All that being said you are confounding the existence of a single government be it federal or local which is meant to be a monopoly on certain things such as laws and regulation and an artificial effect on competition that infrastructure plays in the ISP market.

Yes the government can over reach yes it has in the past and yes it will in the future but that doesn’t mean that the market should exist without checks and balances.

Then you are misunderstanding the underlying problem. The product being delivered isn’t the only problem. The delivery system is a much bigger one.

in my analogy, the grocery store delivers the product to you. they set the price. Like the ISP, it is nothing more than a delivery channel for thousands of products made by someone else.

get your head out of the “M U S T N O T A G R E E” place.

I am agreeing with you in part silly human

Been over most of this already and provided links, here is another.

from

‘Most of the points of the debate are artificial, distracting, and based on an incorrect mental model on how the internet works.’

The only trouble is that, here in the year 2014, complaints about a fast-lane don’t make much sense. Today, privileged companies—including Google, Facebook, and Netflix—already benefit from what are essentially internet fast lanes, and this has been the case for years.
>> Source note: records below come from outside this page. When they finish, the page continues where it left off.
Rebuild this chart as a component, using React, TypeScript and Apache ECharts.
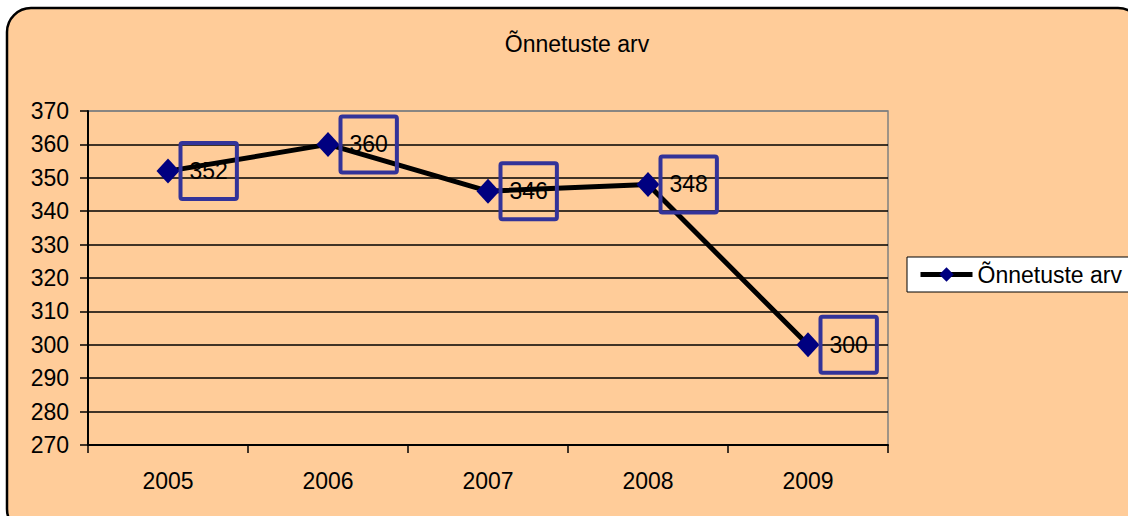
import React, { useEffect, useRef } from "react";
import * as echarts from "echarts";

const categories = ["2005", "2006", "2007", "2008", "2009"];
const seriesName = "Õnnetuste arv";
const values = [352, 360, 346, 348, 300];
const yMin = 270;
const yMax = 370;
const yStep = 10;

const FONT = "'Liberation Sans', Arial, sans-serif";

export default function App() {
  const ref = useRef<HTMLDivElement>(null);
  useEffect(() => {
    if (!ref.current) return;
    const chart = echarts.init(ref.current, null, { renderer: "svg" });
    const nLines = (yMax - yMin) / yStep + 1;
    const splitColors: string[] = [];
    for (let i = 0; i < nLines; i++) splitColors.push(i === nLines - 1 ? "#808080" : "#000000");
    chart.setOption({
      animation: false,
      backgroundColor: "#ffffff",
      textStyle: { fontFamily: FONT },
      graphic: [
        {
          type: "rect",
          z: -10,
          zlevel: 0,
          silent: true,
          shape: { x: 7, y: 8, width: 1135, height: 525, r: 24 },
          style: { fill: "#FFCC99", stroke: "#000000", lineWidth: 2.5 },
        },
      ],
      title: {
        text: seriesName,
        left: 572,
        textAlign: "center",
        top: 27,
        textStyle: { fontFamily: FONT, fontSize: 23, fontWeight: "normal", color: "#000" },
      },
      legend: {
        left: 907,
        top: 257,
        orient: "vertical",
        backgroundColor: "#ffffff",
        borderColor: "#000000",
        borderWidth: 1,
        borderRadius: 0,
        padding: [6, 12, 6, 11],
        itemWidth: 52,
        itemHeight: 18,
        lineStyle: { width: 5, color: "#000000" },
        textStyle: { fontFamily: FONT, fontSize: 23, color: "#000" },
        data: [seriesName],
      },
      grid: {
        left: 88,
        right: 240,
        top: 111,
        bottom: 71,
        show: true,
        borderColor: "#808080",
        borderWidth: 1.5,
        backgroundColor: "transparent",
      },
      xAxis: {
        type: "category",
        data: categories,
        boundaryGap: true,
        axisLine: { show: true, lineStyle: { color: "#000", width: 2 } },
        axisTick: { show: true, length: 8, alignWithLabel: false, lineStyle: { color: "#000", width: 1.5 } },
        axisLabel: { fontFamily: FONT, fontSize: 23, color: "#000", margin: 24 },
        splitLine: { show: false },
      },
      yAxis: {
        type: "value",
        min: yMin,
        max: yMax,
        interval: yStep,
        axisLine: { show: true, lineStyle: { color: "#000", width: 2 } },
        axisTick: { show: true, length: 8, lineStyle: { color: "#000", width: 1.5 } },
        axisLabel: { fontFamily: FONT, fontSize: 23, color: "#000", margin: 19 },
        splitLine: { show: true, lineStyle: { color: splitColors, width: 1.5 } },
      },
      series: [
        {
          name: seriesName,
          type: "line",
          data: values,
          symbol: "diamond",
          symbolSize: [23, 25],
          itemStyle: { color: "#000080" },
          lineStyle: { color: "#000000", width: 5 },
          label: {
            show: true,
            position: "right",
            distance: 1,
            fontFamily: FONT,
            fontSize: 23,
            color: "#000",
            lineHeight: 27,
            padding: [16, 9, 13, 9],
            borderColor: "#333399",
            borderWidth: 4,
            borderRadius: 2,
          },
        },
      ],
    });
    return () => chart.dispose();
  }, []);
  return (
    <div
      ref={ref}
      style={{ position: "fixed", left: 0, top: 0, width: 1128, height: 516 }}
    />
  );
}
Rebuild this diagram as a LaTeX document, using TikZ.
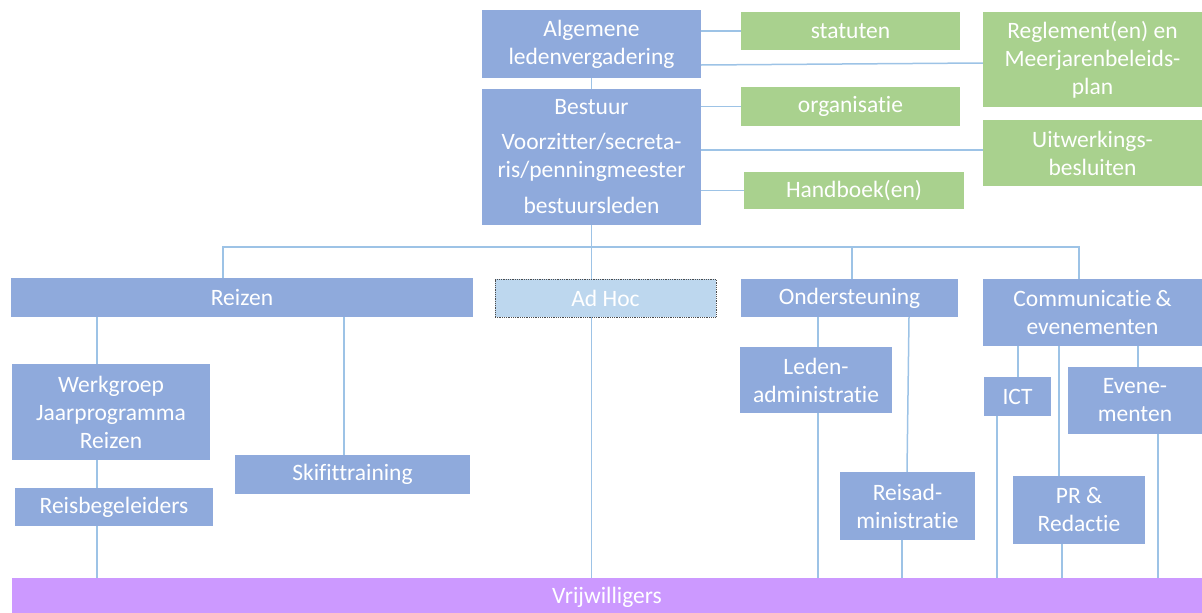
\documentclass[tikz,border=0pt]{standalone}
\usepackage{fontspec}
\setmainfont{Carlito}[Ligatures=NoCommon]
\usetikzlibrary{backgrounds}
\definecolor{boxblue}{RGB}{143,170,220}
\definecolor{boxgreen}{RGB}{169,209,142}
\definecolor{boxpurple}{RGB}{204,153,255}
\definecolor{adhocblue}{RGB}{189,215,238}
\definecolor{connblue}{RGB}{157,195,230}
\begin{document}
\begin{tikzpicture}[x=1pt, y=-1pt,
    box/.style={fill=boxblue, text=white, inner sep=0pt, align=center,
        font=\fontsize{23.5}{28}\selectfont},
    greenbox/.style={box, fill=boxgreen},
    conn/.style={connblue, line width=1.5pt}]
    \useasboundingbox (0,0) rectangle (1202,613);

    \node[box, minimum width=219pt, minimum height=68pt] (alv) at (591.5,44) {Algemene\\ledenvergadering};
    \node[box, minimum width=219pt, minimum height=136pt] (bestuur) at (591.5,157) {Bestuur\\[7pt]Voorzitter/secreta-\\ris/penningmeester\\[8pt]bestuursleden};
    \node[greenbox, minimum width=219pt, minimum height=38pt] (statuten) at (850.5,31) {statuten};
    \node[greenbox, minimum width=219pt, minimum height=39pt] (org) at (850.5,106.5) {organisatie};
    \node[greenbox, minimum width=220pt, minimum height=37pt] (hand) at (854,190.5) {Handboek(en)};
    \node[greenbox, minimum width=219pt, minimum height=95pt] (regl) at (1092.5,59.5) {Reglement(en) en\\Meerjarenbeleids-\\plan};
    \node[greenbox, minimum width=219pt, minimum height=66pt] (uitw) at (1092.5,153) {Uitwerkings-\\besluiten};

    \node[box, minimum width=462pt, minimum height=39pt] (reizen) at (242,297.5) {Reizen};
    \node[box, fill=adhocblue, draw=black!70, densely dotted, line width=0.8pt, minimum width=221pt, minimum height=38pt] (adhoc) at (605.5,298) {Ad Hoc};
    \node[box, minimum width=217pt, minimum height=38pt] (ond) at (849.5,298) {Ondersteuning};
    \node[box, minimum width=219pt, minimum height=67pt] (comm) at (1092.5,312.5) {Communicatie\,\&\\evenementen};

    \node[box, minimum width=198pt, minimum height=96pt] (werk) at (111,412) {Werkgroep\\Jaarprogramma\\Reizen};
    \node[box, minimum width=198pt, minimum height=38pt] (reisbeg) at (114,507) {Reisbegeleiders};
    \node[box, minimum width=235pt, minimum height=39pt] (skifit) at (352.5,474.5) {Skifittraining};
    \node[box, minimum width=152pt, minimum height=66pt] (leden) at (816,380) {Leden-\\administratie};
    \node[box, minimum width=135pt, minimum height=68pt] (reisad) at (907.5,506) {Reisad-\\ministratie};
    \node[box, minimum width=67pt, minimum height=39pt] (ict) at (1017.5,396.5) {ICT};
    \node[box, minimum width=134pt, minimum height=67pt] (even) at (1135,400.5) {Evene-\\menten};
    \node[box, minimum width=132pt, minimum height=68pt] (pr) at (1079,510) {PR \&\\Redactie};

    \node[box, fill=boxpurple, minimum width=1190pt, minimum height=35pt] (vrij) at (607,595.5) {\raisebox{-7.5pt}[0pt][0pt]{Vrijwilligers}};

    \coordinate (busL) at (223,247);
    \coordinate (busR) at (1079,247);

    \begin{pgfonlayer}{background}
        \draw[conn] (alv) -- (bestuur);
        \draw[conn] (bestuur) -- (vrij.north -| bestuur);
        \draw[conn] (alv.east |- statuten) -- (statuten.west);
        \draw[conn] (alv.east |- 0,65) -- (regl.west |- 0,63);
        \draw[conn] (bestuur.east |- org) -- (org.west);
        \draw[conn] (bestuur.east |- 0,150) -- (uitw.west |- 0,150);
        \draw[conn] (bestuur.east |- hand) -- (hand.west);

        \draw[conn] (reizen.north -| busL) -- (busL) -- (busR) -- (comm.north -| busR);
        \draw[conn] (ond.north -| 852,0) -- (busL -| 852,0);

        \draw[conn] (reizen.south -| 97,0) -- (werk.north -| 97,0);
        \draw[conn] (werk.south -| 97,0) -- (reisbeg.north -| 97,0);
        \draw[conn] (reisbeg.south -| 97,0) -- (vrij.north -| 97,0);
        \draw[conn] (reizen.south -| 344,0) -- (skifit.north -| 344,0);

        \draw[conn] (ond.south -| 818,0) -- (leden.north -| 818,0);
        \draw[conn] (leden.south -| 818,0) -- (vrij.north -| 818,0);
        \draw[conn] (ond.south -| 909,0) -- (reisad.north -| 907,0);
        \draw[conn] (reisad.south -| 902,0) -- (vrij.north -| 902,0);

        \draw[conn] (comm.south -| 1018,0) -- (ict.north -| 1018,0);
        \draw[conn] (ict.south -| 997,0) -- (vrij.north -| 997,0);
        \draw[conn] (comm.south -| 1059,0) -- (pr.north -| 1059,0);
        \draw[conn] (pr.south -| 1062,0) -- (vrij.north -| 1062,0);
        \draw[conn] (comm.south -| 1138,0) -- (even.north -| 1138,0);
        \draw[conn] (even.south -| 1158,0) -- (vrij.north -| 1158,0);
    \end{pgfonlayer}
\end{tikzpicture}
\end{document}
Such web giants—and others—now have direct connections to big ISPs like Comcast and Verizon, and they run dedicated computer servers deep inside these ISPs. In technical lingo, these are known as “peering connections” and “content delivery servers,” and they’re a vital part of the way the internet works.

“Fast lane is how the internet is built today,” says Craig Labovitz, who, as the CEO of DeepField Networks, an outfit whose sole mission is to track how companies build internet infrastructure, probably knows more about the design of the modern internet than anyone else. And many other internet experts agree with him. “The net neutrality debate has got many facets to it, and most of the points of the debate are artificial, distracting, and based on an incorrect mental model on how the internet works,” says Dave Taht, a developer of open-source networking software.

That article was written four years ago when the debate over the net neutrality regulations that eventually were codified by the FCC were starting to happen.

Did you notice the end of that article, where a suggestion to increase competition amongst ISPs was to classify them as common carriers, so new ISPs would have the same access to the common infrastructure as existing ISPs?

That’s EXACTLY what happened with the net neutrality regs in 2015…ISPs were classified as common carriers.

That also is PRECISELY what was killed when the net neutrality regs were killed last year.

Maybe now you understand why the large ISPs that dominate the market are happy.

The age of the article changes nothing about what was going on between Netflix and Comcast which is what was being discussed, nor did their classification as common carries put an end to paid peering or paid content delivery.

Those are irrelevant.

This has always been about the large ISPs having outsized power…which they will have.

If you want to oppose mergers be my guest, net neutrality doesn’t address it.